== Stated problem ==
Print the material below exactly as it stands, please, from its first line to the line holding "12.6, 13.5, 13.4]", with no pictures.

Part of a data file:
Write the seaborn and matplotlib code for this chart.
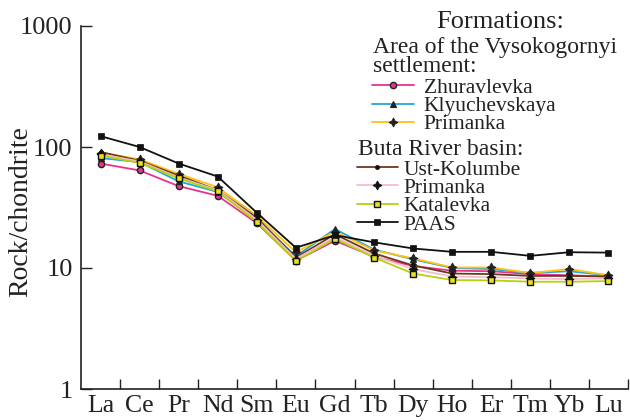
import matplotlib
matplotlib.use("Agg")
import matplotlib.pyplot as plt
import seaborn as sns
import numpy as np
from matplotlib.ticker import FixedLocator, NullLocator, FixedFormatter

sns.set_theme(style="ticks")
plt.rcParams['font.family'] = ['Liberation Serif', 'DejaVu Serif']

elements = ["La", "Ce", "Pr", "Nd", "Sm", "Eu", "Gd", "Tb", "Dy", "Ho", "Er", "Tm", "Yb", "Lu"]

zhuravlevka   = [73, 64, 47.5, 39.5, 23.5, 11.5, 16.8, 12.4, 10.4, 9.5, 9.4, 8.9, 8.7, 8.5]
klyuchevskaya = [81, 75, 52, 42.5, 25, 12.5, 21, 14.2, 11.8, 10.0, 9.8, 9.1, 9.4, 8.7]
primanka_v    = [90, 79, 60, 46.5, 27, 13.5, 20, 14.0, 12.0, 10.1, 10.1, 9.1, 9.8, 8.7]
ust_kolumbe   = [91, 77, 58, 44, 26, 12.2, 19, 13.2, 10.5, 9.0, 8.9, 8.6, 8.6, 8.5]
primanka_b    = [87, 76, 56, 44, 25, 11.9, 18, 12.6, 9.8, 8.5, 8.4, 8.2, 8.1, 8.2]
katalevka     = [85, 74, 55, 43, 24, 11.4, 17.5, 12.2, 9.0, 7.95, 7.9, 7.7, 7.7, 7.8]
paas          = [123, 100, 73, 57, 28.6, 14.7, 18.7, 16.3, 14.5, 13.6, 13.6, 12.6, 13.5, 13.4]

star = (4, 1, 0)
series = [
    ("Zhuravlevka", zhuravlevka, "#E6338E", dict(marker="o", ms=4.5, mfc="#E6338E", mec="#222222", mew=1.0)),
    ("Klyuchevskaya", klyuchevskaya, "#22A7DA", dict(marker="^", ms=4.5, mfc="#222222", mec="#222222", mew=0.8)),
    ("Primanka", primanka_v, "#FFC20E", dict(marker=star, ms=6.5, mfc="#222222", mec="#222222", mew=0.6)),
    ("Ust-Kolumbe", ust_kolumbe, "#6B3A1E", dict(marker="o", ms=3, mfc="#111111", mec="#111111", mew=0.5)),
    ("Primanka", primanka_b, "#F5BCCF", dict(marker=star, ms=6.5, mfc="#111111", mec="#111111", mew=0.6)),
    ("Katalevka", katalevka, "#B7D20A", dict(marker="s", ms=4.5, mfc="#E8E020", mec="#111111", mew=1.0)),
    ("PAAS", paas, "#111111", dict(marker="s", ms=5, mfc="#111111", mec="#111111", mew=0.5)),
]

fig = plt.figure(figsize=(6.3, 4.2), dpi=100)
ax = fig.add_axes([81/630, 31/420, 547/630, 363/420])

handles = []
for name, vals, color, mk in series:
    sns.lineplot(x=elements, y=vals, ax=ax, color=color, lw=1.3, sort=False, **mk)
    handles.append(ax.get_lines()[-1])

ax.set_yscale("log")
ax.set_ylim(1, 1000)
ax.set_xlim(-0.5, 13.5)
ax.yaxis.set_major_locator(FixedLocator([1, 10, 100, 1000]))
ax.yaxis.set_major_formatter(FixedFormatter(["1", "10", "100", "1000"]))
ax.yaxis.set_minor_locator(NullLocator())
ax.set_xticks(range(len(elements)))
ax.set_xticklabels(elements)
ax.set_xticks(np.arange(0.5, 13.6, 1.0), minor=True)
ax.tick_params(axis="x", which="major", length=0, labelsize=18.5, pad=4, colors="#222222")
ax.tick_params(axis="x", which="minor", direction="in", length=7, width=1, color="#222222")
ax.tick_params(axis="y", which="major", direction="in", length=8, width=1, labelsize=19, pad=6, colors="#222222")
for s in ["top", "right"]:
    ax.spines[s].set_visible(False)
for s in ["left", "bottom"]:
    ax.spines[s].set_color("#222222")
    ax.spines[s].set_linewidth(1.2)
ax.set_xlabel("")
ax.set_ylabel("Rock/chondrite", fontsize=20, color="#222222")
ax.yaxis.set_label_coords(-0.088, 0.49)

TXT = "#222222"
fig.text(500/630, 1 - 22/420, "Formations:", ha="center", va="center", fontsize=19, color=TXT)
fig.text(373/630, 1 - 53/420, "Area of the Vysokogornyi", ha="left", va="baseline", fontsize=17, color=TXT)
fig.text(373/630, 1 - 72/420, "settlement:", ha="left", va="baseline", fontsize=17, color=TXT)
fig.text(358/630, 1 - 155/420, "Buta River basin:", ha="left", va="baseline", fontsize=17, color=TXT)

leg1 = fig.legend(handles[:3], [s[0] for s in series[:3]],
                  loc="center left", bbox_to_anchor=(372/630, 1 - 106/420),
                  frameon=False, fontsize=15.5,
                  handlelength=1.95, handletextpad=0.45, labelspacing=-0.08,
                  borderpad=0, borderaxespad=0)
for t in leg1.get_texts():
    t.set_color(TXT)

leg2 = fig.legend(handles[3:], [s[0] for s in series[3:]],
                  loc="center left", bbox_to_anchor=(357/630, 1 - 197/420),
                  frameon=False, fontsize=15.5,
                  handlelength=1.9, handletextpad=0.25, labelspacing=-0.08,
                  borderpad=0, borderaxespad=0)
for t in leg2.get_texts():
    t.set_color(TXT)

fig.savefig("out.png", dpi=100)
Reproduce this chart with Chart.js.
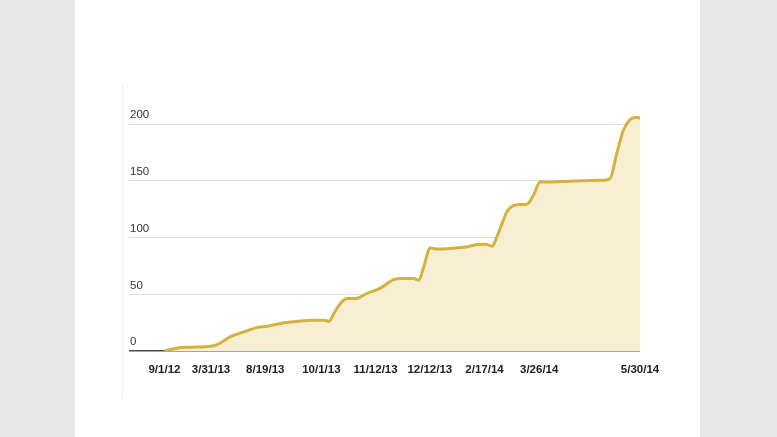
<!DOCTYPE html>
<html>
<head>
<meta charset="utf-8">
<script src="https://cdn.jsdelivr.net/npm/chart.js@4"></script>
<style>
  html, body { margin: 0; padding: 0; }
  body { width: 777px; height: 437px; background: #e8e8e8; position: relative; overflow: hidden; }
  #panel { position: absolute; left: 75px; top: 0; width: 625px; height: 437px; background: #fff; }
  #frame { position: absolute; left: 122px; top: 83px; width: 1px; height: 315px; background: #f1f1f1; }
  #chart { position: absolute; left: 0; top: 0; }
</style>
</head>
<body>
<div id="panel"></div>
<div id="frame"></div>
<canvas id="chart" width="777" height="437"></canvas>
<script>
// --- Datos (posición relativa en el eje x, 0 = 9/1/12, 100 = 5/30/14) ---
const xPos = [0, 2.8, 5.6, 9.8, 11.2, 14, 16.7, 19.6, 21.7, 25.1, 28.6, 31.4, 33.5, 34.6,
  35.6, 37, 38.4, 40.2, 42.6, 45.4, 48.2, 49.6, 52.4, 53.5, 54.5, 55.9, 57.3, 60.1, 63.6,
  65.7, 67.5, 68.9, 69.9, 71, 72, 74.1, 76.2, 77.6, 79, 81.1, 85.3, 92.3, 93.7, 95.1,
  96.5, 97.9, 99, 100];
const values = [0, 2.9, 3.5, 4.4, 6, 13, 17, 21, 22, 25, 26.7, 27.3, 27.3, 26.4,
  33, 42, 46.4, 46.4, 51, 55.5, 63, 64, 64, 62.6, 74, 91, 90, 90.5, 92,
  94, 94.3, 92.5, 100.7, 112.5, 122.7, 129, 129.5, 137.4, 149, 149, 149.8, 150.7, 152, 174,
  194.7, 204, 206, 205.5];

const tickLabels = ['9/1/12', '3/31/13', '8/19/13', '10/1/13', '11/12/13', '12/12/13', '2/17/14', '3/26/14', '5/30/14'];
const tickPos = [0, 9.8, 21.2, 33, 44.4, 55.8, 67.3, 78.8, 100];
const yTicks = [0, 50, 100, 150, 200];

const points = xPos.map((x, i) => ({ x, y: values[i] }));

const ctx = document.getElementById('chart').getContext('2d');
new Chart(ctx, {
  type: 'line',
  data: {
    datasets: [{
      data: points,
      borderColor: '#d4b23c',
      backgroundColor: '#f8eed3',
      borderWidth: 3,
      fill: 'origin',
      pointRadius: 0,
      cubicInterpolationMode: 'monotone'
    }]
  },
  options: {
    responsive: false,
    animation: false,
    layout: { padding: { left: 127, right: 137, top: 101.5, bottom: 48 } },
    plugins: { legend: { display: false }, tooltip: { enabled: false } },
    scales: {
      x: {
        type: 'linear',
        min: -7.45,
        max: 100,
        grid: { display: false, drawTicks: false },
        border: { display: false },
        afterBuildTicks: (s) => { s.ticks = tickPos.map(v => ({ value: v })); },
        ticks: {
          autoSkip: false,
          maxRotation: 0,
          padding: 12,
          color: '#222',
          font: { family: 'Liberation Sans', size: 11.5, weight: 'bold' },
          callback: (v) => {
            const i = tickPos.indexOf(v);
            return i >= 0 ? tickLabels[i] : '';
          }
        }
      },
      y: {
        min: 0,
        max: 220,
        grid: {
          drawTicks: false,
          color: (c) => c.tick && c.tick.value === 0 ? '#4a4a4a' : '#dedede',
          lineWidth: (c) => c.tick && c.tick.value === 0 ? 1.6 : 1
        },
        border: { display: false },
        afterBuildTicks: (s) => { s.ticks = yTicks.map(v => ({ value: v })); },
        ticks: {
          mirror: true,
          padding: 1,
          labelOffset: -9,
          color: '#333',
          font: { family: 'Liberation Sans', size: 11.5 }
        }
      }
    }
  }
});
</script>
</body>
</html>
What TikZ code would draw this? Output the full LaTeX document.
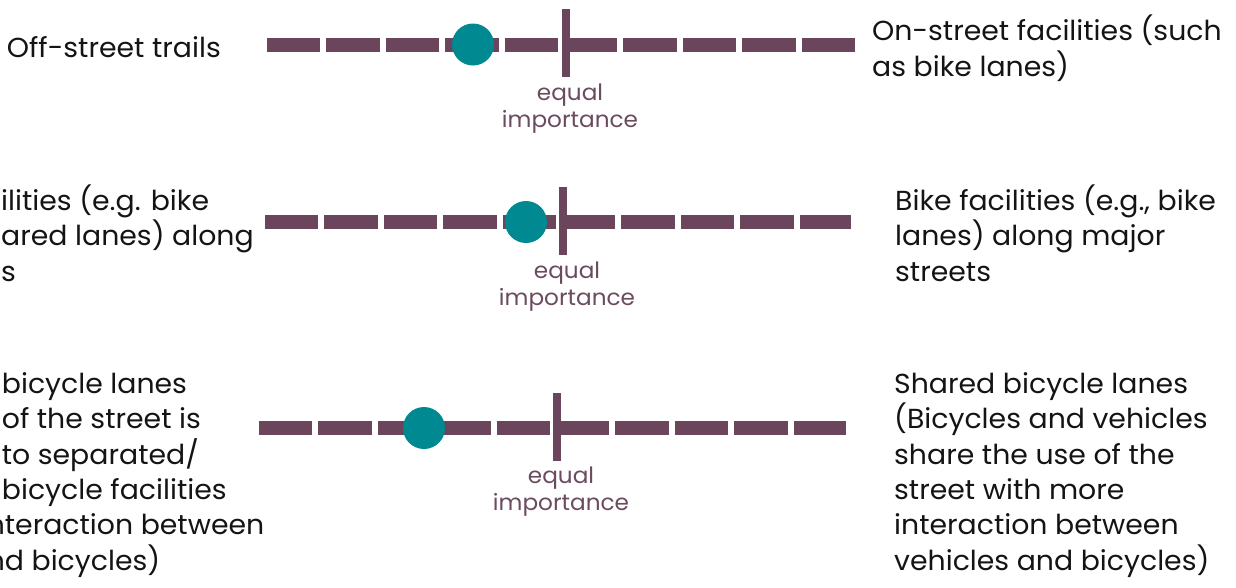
\documentclass[tikz,border=0pt]{standalone}
\usepackage{fontspec}
\setmainfont{Poppins}[FakeStretch=1.03]
\definecolor{barcol}{RGB}{106,69,92}
\definecolor{dotcol}{RGB}{0,137,145}
\definecolor{lblcol}{RGB}{107,75,95}
\definecolor{txtcol}{RGB}{20,20,20}
\tikzset{
  bar/.style={draw=barcol, line width=14pt, dash pattern=on 53.4pt off 6pt},
  tick/.style={draw=barcol, line width=8pt},
  dot/.style={circle, fill=dotcol, minimum size=42pt, inner sep=0pt},
  lbl/.style={text=lblcol, font=\fontsize{22.5}{27}\selectfont, align=center, inner sep=0pt, anchor=base},
  desc/.style={text=txtcol, font=\fontsize{27.5}{35.3}\selectfont, align=left, inner sep=0pt, anchor=base west},
}
\begin{document}
\begin{tikzpicture}[x=1pt,y=-1pt]
\useasboundingbox (0,0) rectangle (1236,587);
\clip (0,0) rectangle (1236,587);
% row 1
\coordinate (a1) at (267,45);
\coordinate (b1) at (855,45);
\coordinate (t1u) at (566,9);
\coordinate (t1d) at (566,77);
\draw[bar] (a1) -- (b1);
\draw[tick] (t1u) -- (t1d);
\node[dot] (d1) at (473,44.5) {};
\node[lbl] (l1) at (570,127) {equal\\importance};
\node[desc] (L1) at (6.7,57.7) {Off-street trails};
\node[desc] (R1) at (872,76) {On-street facilities (such\\as bike lanes)};
% row 2
\coordinate (a2) at (265,222);
\coordinate (b2) at (851,222);
\coordinate (t2u) at (563,187);
\coordinate (t2d) at (563,255);
\draw[bar] (a2) -- (b2);
\draw[tick] (t2u) -- (t2d);
\node[dot] (d2) at (526,222) {};
\node[lbl] (l2) at (567,305) {equal\\importance};
\node[desc] (L2) at (1,281) {ilities (e.g. bike\\ared lanes) along\\s};
\node[desc] (R2) at (895,281) {Bike facilities (e.g., bike\\lanes) along major\\streets};
% row 3
\coordinate (a3) at (259,428);
\coordinate (b3) at (846,428);
\coordinate (t3u) at (557,393);
\coordinate (t3d) at (557,461);
\draw[bar] (a3) -- (b3);
\draw[tick] (t3u) -- (t3d);
\node[dot] (d3) at (424,428) {};
\node[lbl] (l3) at (561,510) {equal\\importance};
\node[desc] (L3) at (1.7,570) {bicycle lanes\\of the street is\\to separated/\\bicycle facilities\\\hspace*{3pt}\llap{n}teraction between\\\hspace*{3pt}\llap{n}d bicycles)};
\node[desc] (R3) at (894,570) {Shared bicycle lanes\\(Bicycles and vehicles\\share the use of the\\street with more\\interaction between\\vehicles and bicycles)};
\end{tikzpicture}
\end{document}
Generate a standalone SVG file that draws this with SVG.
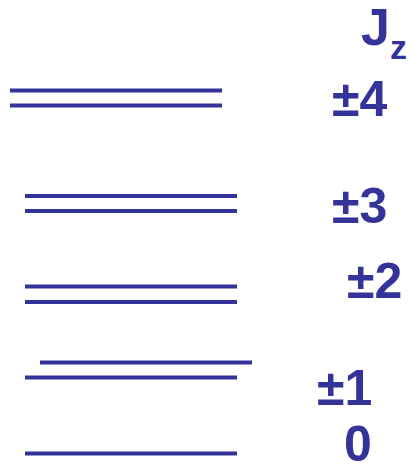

== Answer to this problem ==
Write the seaborn and matplotlib code for this chart.
import matplotlib
matplotlib.use("Agg")
import matplotlib.pyplot as plt
import seaborn as sns
import numpy as np
from matplotlib.ticker import FixedLocator, NullLocator, FixedFormatter

sns.set_theme(style="ticks")
plt.rcParams['font.family'] = ['Liberation Serif', 'DejaVu Serif']

elements = ["La", "Ce", "Pr", "Nd", "Sm", "Eu", "Gd", "Tb", "Dy", "Ho", "Er", "Tm", "Yb", "Lu"]

zhuravlevka   = [73, 64, 47.5, 39.5, 23.5, 11.5, 16.8, 12.4, 10.4, 9.5, 9.4, 8.9, 8.7, 8.5]
klyuchevskaya = [81, 75, 52, 42.5, 25, 12.5, 21, 14.2, 11.8, 10.0, 9.8, 9.1, 9.4, 8.7]
primanka_v    = [90, 79, 60, 46.5, 27, 13.5, 20, 14.0, 12.0, 10.1, 10.1, 9.1, 9.8, 8.7]
ust_kolumbe   = [91, 77, 58, 44, 26, 12.2, 19, 13.2, 10.5, 9.0, 8.9, 8.6, 8.6, 8.5]
primanka_b    = [87, 76, 56, 44, 25, 11.9, 18, 12.6, 9.8, 8.5, 8.4, 8.2, 8.1, 8.2]
katalevka     = [85, 74, 55, 43, 24, 11.4, 17.5, 12.2, 9.0, 7.95, 7.9, 7.7, 7.7, 7.8]
paas          = [123, 100, 73, 57, 28.6, 14.7, 18.7, 16.3, 14.5, 13.6, 13.6, 12.6, 13.5, 13.4]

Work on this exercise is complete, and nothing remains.